A little inaccuracy sometimes saves a ton of explanation.
Hector Hugh Munro
Born in Burma in 1870, H(ector) H(ugh) Munro, or Saki, ranks alongside de Maupassant and O. Henry as a master of the short story. Written in the period between Queen Victoris's death, and his own in the trenches in France in 1916, his witty tales of the adventures of the English upper class in Edwardian England were influential on the works of P.G. Wodehouse.
Hector Hugh Munro (Saki) was born in Akyab, Burma on 18 December 1870, the son of an officer in the Burma police. He had an enjoyable childhood until he and his sister and brother were sent to stay with two maiden aunts in Devon.
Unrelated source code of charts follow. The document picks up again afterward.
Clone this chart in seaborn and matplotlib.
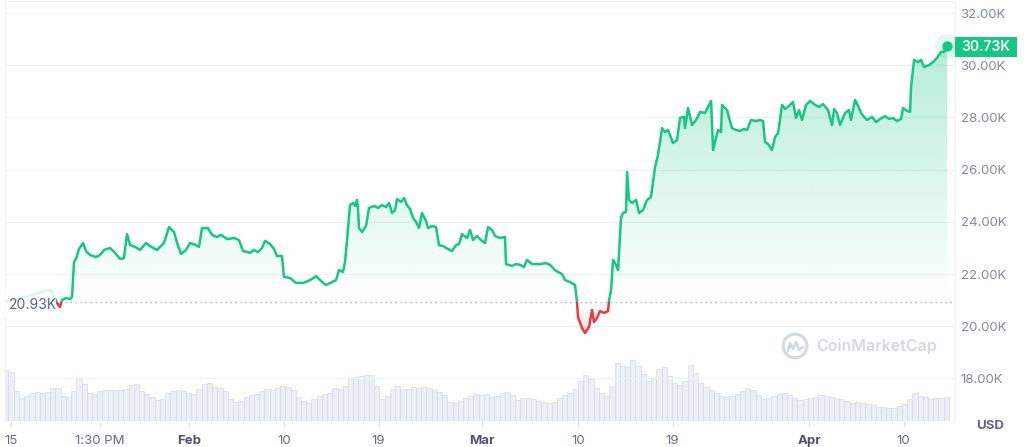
import numpy as np
import pandas as pd
import matplotlib
matplotlib.use("Agg")
import matplotlib.pyplot as plt
import matplotlib.colors as mcolors
from matplotlib.patches import Rectangle
from matplotlib.path import Path
import seaborn as sns

# ---------------- data (days since Jan 15, price in thousands USD) ----------------
jan_days = [-0.57, 0.10, 0.86, 1.63, 2.30, 2.97, 3.73, 4.11, 4.40, 4.69, 4.88, 5.26, 5.65, 5.84,
            6.03, 6.22, 6.51, 6.89, 7.18, 7.56, 8.13, 8.52, 8.90, 9.47, 10.05, 10.43, 10.81, 11.10,
            11.39, 11.87, 12.34, 12.92, 13.30, 13.97, 14.64, 15.12, 15.60, 15.89, 16.27, 16.75,
            17.13, 17.70, 17.99, 18.28, 18.85, 19.23, 19.71, 20.10, 20.67, 21.34, 21.82, 22.20, 22.68]
jan_price = [20.93, 21.00, 21.08, 21.16, 21.23, 21.31, 21.39, 21.16, 20.89, 20.74, 21.00, 21.08, 21.04, 21.12,
             22.46, 22.58, 22.96, 23.19, 22.88, 22.73, 22.65, 22.73, 22.92, 23.00, 22.77, 22.58, 22.61, 23.53,
             23.11, 23.04, 22.92, 23.19, 23.07, 22.92, 23.19, 23.80, 23.61, 23.19, 22.77, 22.92,
             23.19, 23.11, 23.04, 23.76, 23.76, 23.50, 23.42, 23.50, 23.34, 23.38, 23.30, 22.88, 22.84]

feb_days = [22.87, 23.25, 23.64, 24.02, 24.31, 24.78, 25.17, 25.45, 25.93, 26.12, 26.70, 27.27, 27.94,
            28.42, 28.80, 29.19, 29.67, 30.14, 30.72, 31.10, 31.39, 31.77, 31.96, 32.15, 32.44, 32.73,
            32.92, 33.11, 33.21, 33.30, 33.59, 33.97, 34.26, 34.74, 35.12, 35.50, 35.89, 36.17, 36.46,
            36.75, 36.94, 37.32, 37.61, 37.89, 38.18, 38.47, 38.76, 39.04, 39.33, 39.71, 39.90, 40.29,
            40.67, 40.96, 41.34, 41.82, 42.20, 42.58, 42.87, 43.16, 43.64, 43.92, 44.21, 44.59, 44.98,
            45.36, 45.65, 46.03, 46.32, 46.79, 47.27]
feb_price = [22.81, 22.92, 22.84, 23.00, 23.27, 23.15, 22.96, 22.69, 22.69, 21.89, 21.85, 21.66, 21.66,
             21.73, 21.81, 21.92, 21.73, 21.58, 21.69, 21.77, 22.15, 22.08, 22.46, 23.27, 24.64, 24.72,
             24.61, 24.84, 24.45, 23.76, 23.61, 23.84, 24.53, 24.61, 24.53, 24.64, 24.57, 24.72, 24.34,
             24.45, 24.87, 24.76, 24.91, 24.64, 24.49, 24.15, 24.00, 23.76, 24.34, 24.03, 23.76, 23.84,
             23.80, 23.11, 23.07, 22.96, 22.88, 23.11, 23.15, 23.53, 23.38, 23.69, 23.30, 23.46, 23.30,
             23.19, 23.80, 23.69, 23.46, 23.38, 23.42]

mar_days = [47.37, 47.94, 48.33, 48.71, 49.09, 49.38, 49.86, 50.62, 51.20, 51.58, 52.06, 52.34, 52.73,
            53.01, 53.49, 53.97, 54.16, 54.26, 54.64, 54.93, 55.31, 55.60, 55.79, 56.08, 56.36, 56.75,
            57.13, 57.22, 57.42, 57.61, 57.89, 58.09, 58.37, 58.56, 58.85, 58.95, 59.14, 59.43, 59.81,
            60.10, 60.48, 60.86, 61.24, 61.63, 61.91, 62.30, 62.58, 62.87, 63.35, 63.73, 64.02, 64.40,
            64.50, 64.78, 65.17, 65.55, 65.93]
mar_price = [22.38, 22.31, 22.38, 22.35, 22.27, 22.54, 22.38, 22.38, 22.42, 22.35, 22.15, 22.08, 22.00,
             21.77, 21.69, 21.58, 20.93, 20.35, 19.93, 19.74, 19.97, 20.62, 20.16, 20.32, 20.58, 20.51,
             20.58, 20.97, 21.39, 22.54, 22.35, 22.15, 24.15, 24.34, 24.38, 25.91, 24.84, 24.72, 24.84,
             24.34, 24.45, 24.84, 24.95, 26.10, 26.56, 27.59, 27.44, 27.52, 27.02, 27.13, 27.98, 28.02,
             27.59, 28.36, 27.71, 27.90, 28.21]

apr_days = [66.41, 66.99, 67.18, 67.46, 67.66, 67.94, 68.04, 68.52, 68.71, 68.99, 69.38, 69.76, 70.14,
            70.43, 70.81, 71.29, 71.67, 71.96, 72.15, 72.44, 72.82, 73.11, 73.40, 73.78, 74.07, 74.45,
            74.83, 75.12, 75.41, 75.69, 76.08, 76.46, 76.94, 77.32, 77.70, 78.18, 78.56, 78.76, 79.04,
            79.33, 79.81, 80.19, 80.38, 80.77, 81.05, 81.34, 81.63, 81.91, 82.39, 82.78, 83.16, 83.64,
            84.02, 84.40, 84.78, 85.17, 85.36, 85.74, 86.03, 86.12, 86.41, 86.79, 87.08, 87.37, 87.85,
            88.23, 88.61, 89.00, 89.28, 89.57]
apr_price = [28.17, 28.63, 26.75, 27.21, 27.52, 27.44, 28.48, 28.28, 27.98, 27.59, 27.52, 27.48, 27.56,
             27.52, 27.90, 27.86, 27.90, 27.86, 27.06, 26.98, 26.75, 27.25, 27.40, 28.48, 28.32, 28.44,
             28.59, 27.98, 28.28, 27.90, 28.48, 28.63, 28.48, 28.40, 28.51, 28.28, 27.71, 28.32, 28.17,
             27.71, 28.17, 28.28, 27.90, 28.67, 28.44, 28.17, 28.02, 27.90, 28.02, 27.82, 27.94, 28.05,
             27.94, 27.98, 27.86, 27.94, 28.36, 28.25, 28.21, 29.13, 30.20, 30.12, 30.20, 29.93, 30.01,
             30.12, 30.28, 30.51, 30.51, 30.73]

# volume (billions USD), one bar every half day starting at day -0.5
vol_start_day = -0.5
vol_step_day = 0.5
volume_b = [51, 49, 30, 23, 25, 28, 29, 28, 29, 33,
            33, 25, 24, 30, 42, 37, 28, 27, 30, 31,
            31, 31, 31, 32, 36, 37, 30, 27, 24, 21,
            22, 28, 30, 31, 30, 28, 27, 32, 37, 38,
            34, 33, 30, 22, 19, 20, 24, 26, 27, 30,
            32, 31, 33, 35, 34, 31, 24, 20, 18, 22,
            25, 27, 28, 33, 32, 35, 42, 44, 45, 46,
            46, 35, 22, 25, 32, 35, 32, 32, 34, 33,
            34, 33, 31, 29, 26, 19, 18, 20, 23, 25,
            27, 26, 27, 24, 25, 28, 29, 26, 21, 23,
            23, 22, 20, 19, 18, 19, 23, 26, 28, 32,
            40, 46, 42, 33, 28, 25, 35, 58, 55, 54,
            61, 55, 47, 40, 42, 52, 54, 45, 38, 36,
            40, 56, 48, 38, 34, 31, 28, 25, 24, 25,
            27, 30, 33, 31, 26, 22, 23, 25, 27, 28,
            26, 23, 21, 22, 23, 24, 26, 25, 24, 23,
            22, 20, 18, 19, 18, 17, 16, 14, 14, 13,
            13, 15, 17, 22, 28, 25, 24, 22, 23, 23,
            24]

baseline_k = 20.93
last_k = 30.73
y_ticks_k = [18, 20, 22, 24, 26, 28, 30, 32]
x_tick_pos = [0, 8.5, 17.03, 26.12, 35.17, 45.07, 54.26, 63.30, 76.36, 85.41]
x_tick_labels = ["15", "1:30 PM", "Feb", "10", "19", "Mar", "10", "19", "Apr", "10"]
month_labels = {"Feb", "Mar", "Apr"}

# ---------------- styling ----------------
GREEN = "#16c784"
RED = "#ea3943"
GRID = "#eff2f5"

sns.set_theme(style="white")
plt.rcParams["font.family"] = ["Inter", "DejaVu Sans"]

W, H = 1024, 447
fig = plt.figure(figsize=(W / 100, H / 100), dpi=100)
rect = [5 / W, 1 - 421 / H, 950 / W, 420 / H]
ax_vol = fig.add_axes(rect)
ax = fig.add_axes(rect, sharex=ax_vol)
ax.patch.set_visible(False)

days = np.array(jan_days + feb_days + mar_days + apr_days)
prices = np.array(jan_price + feb_price + mar_price + apr_price)
df = pd.DataFrame({"day": days, "price": prices})

x0, x1 = -0.574, 90.33
y0, y1 = 16.369, 32.46

# volume bars
vol_x = vol_start_day + vol_step_day * np.arange(len(volume_b))
ax_vol.bar(vol_x, volume_b, width=vol_step_day, color="#edeff6", edgecolor="#d2d6e4", linewidth=0.45)
ax_vol.set_ylim(0, 420)
ax_vol.axis("off")

base = baseline_k
grad = np.linspace(0, 1, 256).reshape(-1, 1)

# green gradient fill (above baseline)
poly_g = ax.fill_between(days, prices, base, where=prices >= base, interpolate=True,
                         facecolor="none", edgecolor="none")
path_g = Path.make_compound_path(*poly_g.get_paths())
g = mcolors.to_rgb(GREEN)
cm_g = mcolors.LinearSegmentedColormap.from_list("g", [(*g, 0.0), (*g, 0.32)])
im_g = ax.imshow(grad, extent=[x0, x1, base, prices.max()], origin="lower", aspect="auto",
                 cmap=cm_g, zorder=1, interpolation="bilinear")
im_g.set_clip_path(path_g, ax.transData)

# red gradient fill (below baseline)
poly_r = ax.fill_between(days, prices, base, where=prices <= base, interpolate=True,
                         facecolor="none", edgecolor="none")
path_r = Path.make_compound_path(*poly_r.get_paths())
r = mcolors.to_rgb(RED)
cm_r = mcolors.LinearSegmentedColormap.from_list("r", [(*r, 0.16), (*r, 0.0)])
im_r = ax.imshow(grad, extent=[x0, x1, prices.min(), base], origin="lower", aspect="auto",
                 cmap=cm_r, zorder=1, interpolation="bilinear")
im_r.set_clip_path(path_r, ax.transData)

# price line: green above baseline, red below
sns.lineplot(data=df, x="day", y="price", ax=ax, color=GREEN, linewidth=1.8,
             estimator=None, sort=False, zorder=3)
ax.lines[-1].set_clip_path(Rectangle((x0, base), x1 - x0, 50, transform=ax.transData))
sns.lineplot(data=df, x="day", y="price", ax=ax, color=RED, linewidth=1.8,
             estimator=None, sort=False, zorder=3)
ax.lines[-1].set_clip_path(Rectangle((x0, base - 50), x1 - x0, 50, transform=ax.transData))

# baseline (dotted) and its label
ax.axhline(base, color="#a7aec0", lw=1, ls=(0, (1, 2.6)), zorder=2)
ax.add_patch(Rectangle((x0, 20.32), 4.31 - x0, 1.22, facecolor="white", edgecolor="none",
                       alpha=0.85, zorder=4))
ax.text(-0.2, 20.81, f"{baseline_k:.2f}K", ha="left", va="center", fontsize=10,
        color="#58667e", zorder=5)

# end marker
ax.scatter([days[-1]], [prices[-1]], s=320, color=GREEN, alpha=0.12, zorder=5, linewidths=0)
ax.scatter([days[-1]], [prices[-1]], s=55, color=GREEN, zorder=6, linewidths=0)

# axes / ticks
ax.set_xlim(x0, x1)
ax.set_ylim(y0, y1)
ax.set_xlabel("")
ax.set_ylabel("")
ax.set_yticks(y_ticks_k)
ax.set_yticklabels([f"{v:.2f}K" for v in y_ticks_k])
ax.yaxis.tick_right()
ax.grid(axis="y", color=GRID, lw=1)
ax.grid(axis="x", visible=False)
ax.tick_params(axis="y", length=0, pad=4, labelsize=9.5, labelcolor="#808a9d")
ax.set_xticks(x_tick_pos)
ax.set_xticklabels(x_tick_labels)
ax.tick_params(axis="x", length=4, width=1, color="#dfe3ea", pad=6, labelsize=9.5,
               labelcolor="#616e85", bottom=True)
for lbl in ax.get_xticklabels():
    if lbl.get_text() in month_labels:
        lbl.set_fontweight("bold")
        lbl.set_color("#4a5568")
for side in ["left", "right", "top"]:
    ax.spines[side].set_color(GRID)
    ax.spines[side].set_linewidth(1)
ax.spines["bottom"].set_visible(False)

# current price tag
fig.patches.append(Rectangle((955 / W, 1 - 57 / H), 62 / W, 20 / H, transform=fig.transFigure,
                             facecolor=GREEN, edgecolor="none", figure=fig))
fig.text(986 / W, 1 - 47 / H, f"{last_k:.2f}K", ha="center", va="center", color="white",
         fontsize=10, fontweight="semibold")

# currency label
fig.text(990 / W, 1 - 426 / H, "USD", ha="center", va="center", color="#58667e",
         fontsize=9.5, fontweight="bold")

# watermark
wm = "#d3d8e5"
ax.scatter([0.8316], [0.1786], transform=ax.transAxes, s=290, facecolors="none",
           edgecolors=wm, linewidths=2.2, zorder=2)
mx = np.array([-7, -5, -2, 1, 4, 8]) / 950 + 0.8316
my = np.array([-5, 3, -3, 4, -4, -1]) / 420 + 0.1786
ax.plot(mx, my, transform=ax.transAxes, color=wm, lw=2, zorder=2, solid_capstyle="round")
ax.text(0.8537, 0.1786, "CoinMarketCap", transform=ax.transAxes, ha="left", va="center",
        fontsize=11.5, fontweight="semibold", color=wm, zorder=2)

fig.savefig("out.png", dpi=100)
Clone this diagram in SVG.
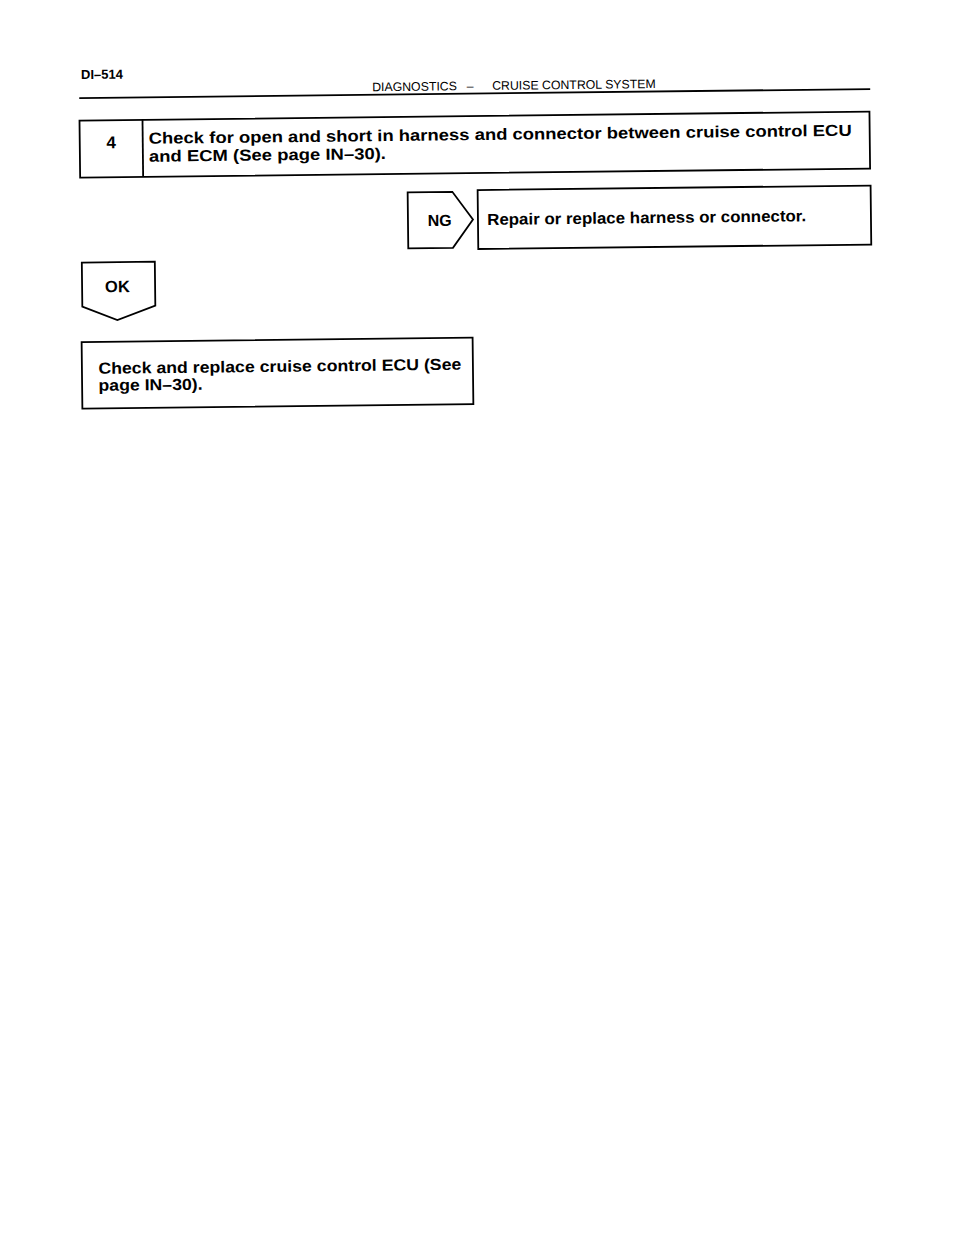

After being educated at school in Exmouth and at Bedford Grammar School, he returned to Asia in his early twenties as an officer in the Colonial Burmese Military Police, but his health failed and he returned to England after only one year.
His first book, The Rise of the Russian Empire (1899) was the only one written in a serious vein. From then on, he concentrated on witty, mischievous and sometimes macabre stories which satirised Edwardian society and culture. He is considered a master of the short story and often compared to O. Henry and Dorothy Parker. He was influenced by Oscar Wilde, Lewis Carroll, and Kipling, and in his turn, influenced A. A. Milne, Noël Coward, and P. G. Wodehouse. Saki, his adopted name, may be a reference to the cupbearer in the Rubáiyát of Omar Khayyam, a poem mentioned disparagingly by the eponymous character in Reginald on Christmas Presents and alluded to in some of his other stories.
Munro is widely believed to have been homosexual. He was a confidante of Siegfried Sassoon and allegedly kept ‘houseboys’ in Burma and London. It has been claimed that his sexuality and his dislike of his aunts introduced a misogynous element into his writings. He enlisted in the 22nd Battalion, Royal Fusiliers at the start of World War l at the age of 44. He continued to write whilst fighting in the trenches and was promoted to corporal in 1916, having previously turned down offers of a commission. He was shot and killed by a German sniper on 16 November, 1916 near the French town of Beaumont-Hamel.
Several of his stories, were published posthumously and many compilations of his work have been published since his death. The Collected Short Stories of Saki is published by Wordsworth Editions.